I tried to reproduce that in R making use of this answer with the library(plyr)
. In the following I will use just 4 observations but it should work with N
observations, as long as the combinations you produce will reduce the memory requirement
id <- c(1,2,3,4)
a <- c(1,1,0,1)
b <- c(0,1,0,0)
c <- c(3,2,1,3)
d <- c(1,0,1,1)
Mydata <- as.data.frame(cbind(id, a,b,c,d))
Mydata
id a b c d
1 1 0 3 1
2 1 1 2 0
3 0 0 1 1
4 1 0 3 1
require(plyr)
Mydata_grid <- count(Mydata[,-1])
Mydata_grid
a b c d freq
1 0 3 1 2
1 1 2 0 1
0 0 1 1 1
Where freq
is the frequency of the combination in the origial Mydata
. Then I just apply the distance measure I do prefer to Mydata_grid
. In this case my data are categorical, therefore I apply jaccard (which I dont know if it is correct for the data in the example. Maybe I should have used an overlap
matching function but I did not find it in R yet)
require(vegan)
dist_grid <- vegdist(Mydata_grid, method="jaccard")
d_matrix <- as.matrix(dist_grid)
d_matrix
1 2 3
1 0.0000000 0.5714286 0.6666667
2 0.5714286 0.0000000 0.5000000
3 0.6666667 0.5000000 0.0000000
which is our distance_matrix. Now it is sufficient to directly cluster d_grid
clusters_d <- hclust(dist_grid, method="ward.D2")
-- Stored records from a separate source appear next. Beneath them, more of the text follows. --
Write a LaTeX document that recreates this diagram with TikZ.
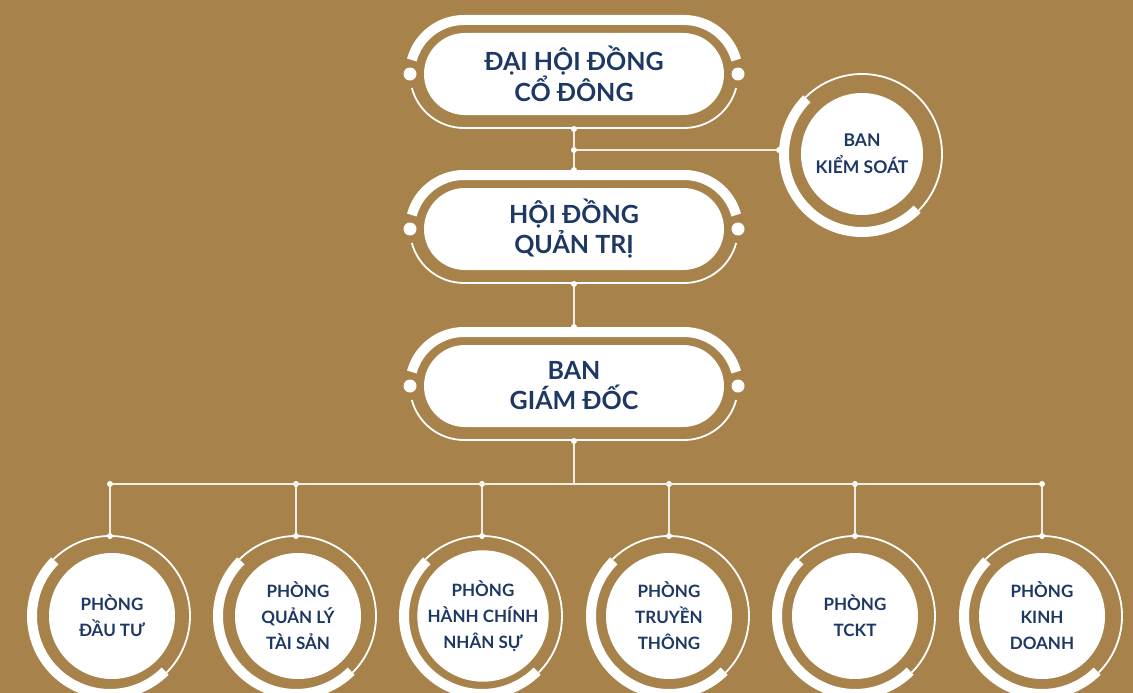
\documentclass[tikz,border=0pt]{standalone}
\usepackage{fontspec}
\setmainfont{Lato}
\usetikzlibrary{shapes.misc}
\definecolor{bgc}{RGB}{168,130,75}
\definecolor{navy}{RGB}{30,56,100}
\newcommand\pilldeco[3]{%
  \draw[band] (#1-110,#2) ++(165:54) arc[start angle=165,end angle=90,radius=54] -- ++(220,0) arc[start angle=90,end angle=15,radius=54];
  \draw[thinring] (#1-110,#2) ++(195:54) arc[start angle=195,end angle=270,radius=54] -- ++(220,0) arc[start angle=270,end angle=345,radius=54];
  \node[bigdot] (#3L) at (#1-164,#2) {};
  \node[bigdot] (#3R) at (#1+164,#2) {};
  \node[dot] (#3B) at (#1,#2-55) {};
}
\newcommand\ringdeco[3]{%
  \draw[thinring] (#1,#2) ++(-45:80) arc[start angle=-45,end angle=135,radius=80];
  \draw[band] (#1,#2) ++(135:78) arc[start angle=135,end angle=315,radius=78];
}
\begin{document}
\begin{tikzpicture}[x=1pt,y=1pt,
  band/.style={draw=white,line width=10pt},
  thinring/.style={draw=white,line width=1.8pt},
  conn/.style={draw=white!85!bgc,line width=1.5pt},
  dot/.style={circle,fill=white,inner sep=0pt,minimum size=6pt},
  bigdot/.style={circle,fill=white,inner sep=0pt,minimum size=13pt},
  pill/.style={rounded rectangle,fill=white,minimum width=300pt,minimum height=82pt,inner sep=0pt,text=navy,align=center,font=\fontsize{25}{30}\selectfont\bfseries},
  disc/.style={circle,fill=white,minimum size=126pt,inner sep=0pt,text=navy,align=center,font=\fontsize{17}{26}\selectfont\bfseries},
  smalldisc/.style={disc,minimum size=122pt}]
\fill[bgc] (0,0) rectangle (1133,-693);
\useasboundingbox (0,0) rectangle (1133,-693);

% pills
\pilldeco{574}{-74}{dh}
\node[pill] (dhcd) at (574,-74) {ĐẠI HỘI ĐỒNG\\CỔ ĐÔNG};
\pilldeco{574}{-229}{hd}
\node[dot] (hdT) at (574,-170) {};
\node[pill] (hdqt) at (574,-229) {HỘI ĐỒNG\\QUẢN TRỊ};
\pilldeco{574}{-386}{bg}
\node[dot] (bgT) at (574,-327) {};
\node[pill] (bgd) at (574,-386) {BAN\\GIÁM ĐỐC};

% ban kiem soat
\ringdeco{862}{-154}{ks}
\node[smalldisc,font=\fontsize{17.5}{27}\selectfont\bfseries] (bks) at (862,-154) {BAN\\KIỂM SOÁT};
\node[dot] (ksL) at (779,-150) {};
\node[dot] (j1) at (574,-150) {};
\draw[conn] (dhB) -- (j1) -- (hdT);
\draw[conn] (j1) -- (ksL);
\draw[conn] (hdB) -- (bgT);

% bus
\coordinate (jb) at (574,-484);
\draw[conn] (bgB) -- (jb);
\foreach \i/\x in {1/110,2/296,3/482,4/669,5/855,6/1042}{
  \node[dot] (b\i) at (\x,-484) {};
  \node[dot] (t\i) at (\x,-536) {};
  \draw[conn] (b\i) -- (t\i);
}
\draw[conn] (b1) -- (b6);

\foreach \i/\x in {1/110,2/296,3/482,4/669,5/855,6/1042}{
  \ringdeco{\x}{-616}{r\i}
}
\node[disc] (p1) at (112,-616) {PHÒNG\\ĐẦU TƯ};
\node[disc] (p2) at (298,-616) {PHÒNG\\QUẢN LÝ\\TÀI SẢN};
\node[disc] (p3) at (483,-616) {PHÒNG\\HÀNH CHÍNH\\NHÂN SỰ};
\node[disc] (p4) at (669,-616) {PHÒNG\\TRUYỀN\\THÔNG};
\node[disc] (p5) at (855,-616) {PHÒNG\\TCKT};
\node[disc] (p6) at (1042,-616) {PHÒNG\\KINH\\DOANH};
\end{tikzpicture}
\end{document}
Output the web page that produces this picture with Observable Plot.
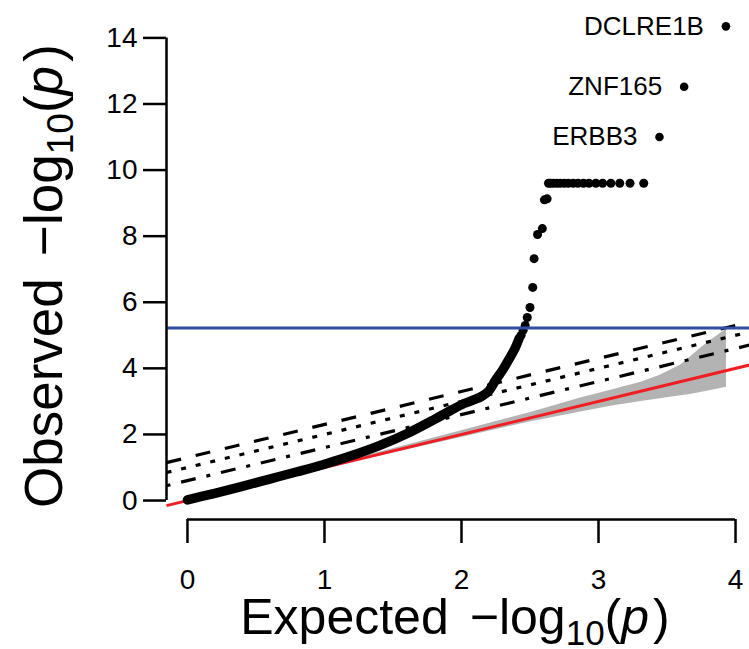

cluster <- cutree(clusters_d, k = 2) # k= number of clusters
cluster
1 2 1
which is the vector which assigns each combination to each cluster. Now it is enough to go back to the original sample and it is done. For doing this just do
Mydata_cluster <- cbind(Mydata_grid, cluster, Mydata_grid$freq)
and then expand the sample to the original dimension using rep
Mydata_cluster_full <- Mydata_cluster[rep(row.names(Mydata_cluster), Mydata_cluster$freq), 1:(dim(Mydata_cluster)[2]-1)]
Mydata_cluster_full
a b c d freq cluster
0 0 1 1 1 1
1 0 3 1 2 2
1 0 3 1 2 2
1 1 2 0 1 1
You can also add the original id
vector and remove the freq
columnd
Mydata_cluster_full$id <- id
Mydata_cluster_full$freq <- NULL
a b c d freq cluster id
0 0 1 1 1 1 1
1 0 3 1 2 2 2
1 0 3 1 2 2 3
1 1 2 0 1 2 4
If you are not unlucy, this process will reduce the amount of memory needed to compute your distance matrix to a feasible level.